No verão de 2013 a revista “Forbes”, conhecida pela publicação de listas de milionários, publicou uma reportagem sobre Isabel dos Santos. Contava-se a história da mulher a quem o seu pai, Presidente de Angola, garantiu uma extraordinária fortuna à custa de acesso facilitado a negócios com o Estado e aos recursos do país.

Não eram revelações bombásticas. Era mesmo a dizer que a rainha ia nua. Aquilo que toda a gente sabe mas, por um mistério fácil de deslindar, quase ninguém escreve: Isabel dos Santos nunca foi empresária. É apenas fiel depositária do pecúlio que resulta do assalto da elite político-militar aos recursos do seu próprio país. Não houve empreendedorismo, concorrência, risco. Nada. Apenas a vantagem de ser filha do chefe de Estado. Uma coisa que salta de tal forma à vista que
insulta a inteligência de todos observar como a senhora continua a ser tratada como se de facto o dinheiro com que compra metade de Portugal fosse dela. É dos angolanos. Aqueles que continuam a viver numa indesculpável pobreza.

O artigo, que contou com a participação do jornalista angolano Rafael Marques, resultou num dos maiores abalos à autoestima da herdeira de Angola. Muito mais do que qualquer trabalho publicado em Portugal ou em Angola. Isabel dos Santos está-se tão nas tintas para o que os portugueses ou os angolanos pensam dela como o seu pai. O artigo, ao ser publicado onde era, ao pô-la ao lado de mais uns tantos ditadores africanos corruptos, diminuiu a filha do Presidente perante aqueles que ela pensa serem os seus pares. Isso sim, preocupa-a. O enorme desconforto levou o responsável pela sua comunicação, Luís Paixão
Martins, a abandonar a discrição com que costuma defender os seus clientes e a usar a revista “Briefing”, que é propriedade sua, para lançar um violento ataque ao caráter de Rafael Marques e de todos os que ousaram divulgar a reportagem.

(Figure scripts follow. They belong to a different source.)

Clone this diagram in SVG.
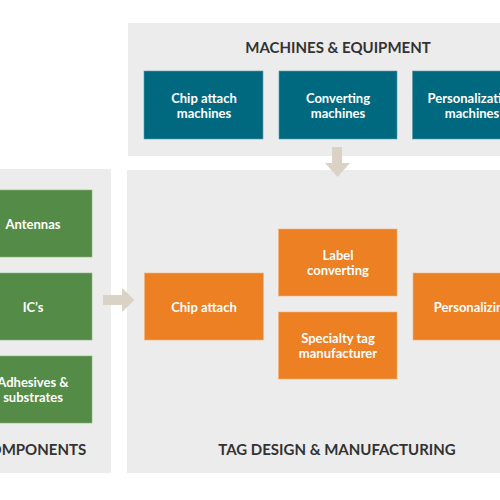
<svg xmlns="http://www.w3.org/2000/svg" width="500" height="500" viewBox="0 0 500 500">
<style>
.panel{fill:#ececec}
.title{font-family:Lato,"Open Sans","Liberation Sans",sans-serif;font-weight:bold;font-size:15px;fill:#333;text-anchor:middle}
.lbl{font-family:Lato,"Open Sans","Liberation Sans",sans-serif;font-weight:bold;font-size:13px;fill:#fff;text-anchor:middle}
.teal{fill:#00697f;stroke:#5d9aa8;stroke-width:0.6}
.green{fill:#548b47;stroke:#8db383;stroke-width:0.6}
.orange{fill:#ec8023;stroke:#f3b27a;stroke-width:0.6}
.arrow{fill:#dad2c5}
</style>
<rect width="500" height="500" fill="#fff"/>
<g id="panel-machines">
<rect class="panel" x="128" y="23" width="372" height="133"/>
<text class="title" x="338" y="53">MACHINES &amp; EQUIPMENT</text>
</g>
<g id="panel-components">
<rect class="panel" x="0" y="169" width="111" height="304"/>
<text class="title" x="33" y="455">COMPONENTS</text>
</g>
<g id="panel-tag">
<rect class="panel" x="127" y="170" width="373" height="303"/>
<text class="title" x="337" y="455">TAG DESIGN &amp; MANUFACTURING</text>
</g>
<g id="connectors">
<polygon class="arrow" points="332,147 342,147 342,163 350,163 337.5,177 325,163 332,163"/>
<polygon class="arrow" points="103,295 122,295 122,288 134.5,300 122,312 122,305 103,305"/>
</g>
<g id="chip-attach-machines">
<rect class="teal" x="144" y="71" width="119" height="68"/>
<text class="lbl" x="204" y="103">Chip attach</text>
<text class="lbl" x="204" y="118">machines</text>
</g>
<g id="converting-machines">
<rect class="teal" x="279" y="71" width="118" height="68"/>
<text class="lbl" x="338" y="103">Converting</text>
<text class="lbl" x="338" y="118">machines</text>
</g>
<g id="personalization-machines">
<rect class="teal" x="412.5" y="71" width="119" height="68"/>
<text class="lbl" x="472" y="103">Personalization</text>
<text class="lbl" x="472" y="118">machines</text>
</g>
<g id="antennas">
<rect class="green" x="-27" y="190" width="119" height="67"/>
<text class="lbl" x="33" y="229">Antennas</text>
</g>
<g id="ics">
<rect class="green" x="-27" y="273" width="119" height="67"/>
<text class="lbl" x="33" y="312">IC’s</text>
</g>
<g id="adhesives">
<rect class="green" x="-27" y="356" width="119" height="67"/>
<text class="lbl" x="33" y="387">Adhesives &amp;</text>
<text class="lbl" x="33" y="402">substrates</text>
</g>
<g id="chip-attach">
<rect class="orange" x="144.5" y="273" width="119" height="67"/>
<text class="lbl" x="204" y="312">Chip attach</text>
</g>
<g id="label-converting">
<rect class="orange" x="278.5" y="229" width="118.5" height="67"/>
<text class="lbl" x="338" y="260">Label</text>
<text class="lbl" x="338" y="275">converting</text>
</g>
<g id="specialty-tag">
<rect class="orange" x="278.5" y="312" width="118.5" height="67"/>
<text class="lbl" x="338" y="343">Specialty tag</text>
<text class="lbl" x="338" y="358">manufacturer</text>
</g>
<g id="personalizing">
<rect class="orange" x="413" y="273" width="119" height="67"/>
<text class="lbl" x="472" y="312">Personalizing</text>
</g>
</svg>
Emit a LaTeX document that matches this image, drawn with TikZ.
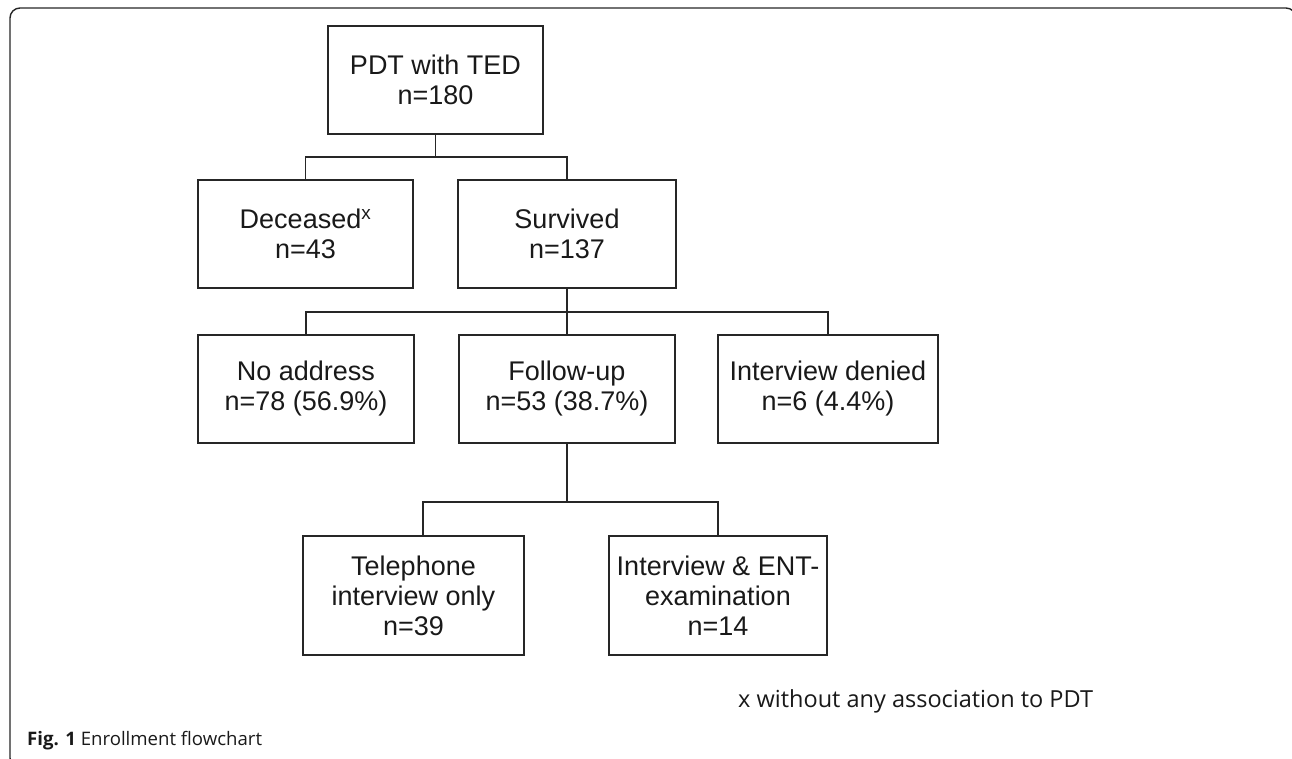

O cerco a Rafael Marques é antigo e teve mais um momento no julgamento em Angola. As denúncias mais do que documentadas sobre os crimes cometidos por generais angolanos e empresas internacionais nas zonas diamantíferas de Angola, no livro “Diamantes de Sangue”, não levaram a qualquer processo judicial contra criminosos. Foi quem os denunciou que se sentou no banco dos réus, para ser condenado a seis meses de prisão, com pena suspensa. E apenas se ficou pela condenação simbólica porque Rafael Marques tem projeção internacional, sobretudo nos Estados Unidos.

Infelizmente, não contou com nenhum movimento de solidariedade significativo dos seus camaradas portugueses. É mais fácil defender o “Charlie Hebdo”. Fica bem e não se correm grandes riscos. Isabel dos Santos é dona de meia comunicação social portuguesa e nunca se sabe se não virá a ser patroa de qualquer um de nós, que hoje escreve na imprensa nacional.

O receio não é idiota. A mão da família dos Santos vai bem mais longe do que se poderia imaginar. Logo em 2013, poucos meses depois de ter saído o trabalho que descrevia a forma como a senhora construiu a sua fortuna, a própria comprou os direitos de exploração da revista para uma segunda edição em língua portuguesa (já existe a brasileira). Ela chegará até ao final do ano às bancas, em Portugal, Angola e outros países africanos de língua oficial portuguesa. O orçamento será de 2,5 milhões de euros e, ao que se sabe, o projeto será dirigido pelo ex-diretor do “Diário Económico” António Costa. O jornalista é consultor do grupo de Isabel dos Santos para os conteúdos económicos da plataforma de televisão por satélite ZAP.

Esta compra, que talvez garanta a Isabel dos Santos um cauteloso silêncio da “Forbes” por alguns anos, deixa muitíssimo claro de onde vêm os verdadeiros riscos para a liberdade de imprensa. Por mais abjeto que seja o atentado de Paris ou por mais idiota que sejam os SMS do líder do PS, sempre foi e continua a ser o dinheiro, mais do que a violência ou os maus fígados, que mais eficazmente podem silenciar a comunicação social. Eu ainda posso escrever o óbvio sobre quem todos sabemos que é Isabel dos Santos e de onde vem uma fortuna que não devia ser sua. Mas quando Isabel dos Santos reage a um artigo desagradável na conceituada “Forbes” comprando a sua publicação em português e o seu provável silêncio, fica claro como se calam as vozes incómodas. Por cá, diga-se em abono da verdade, não tem sido difícil.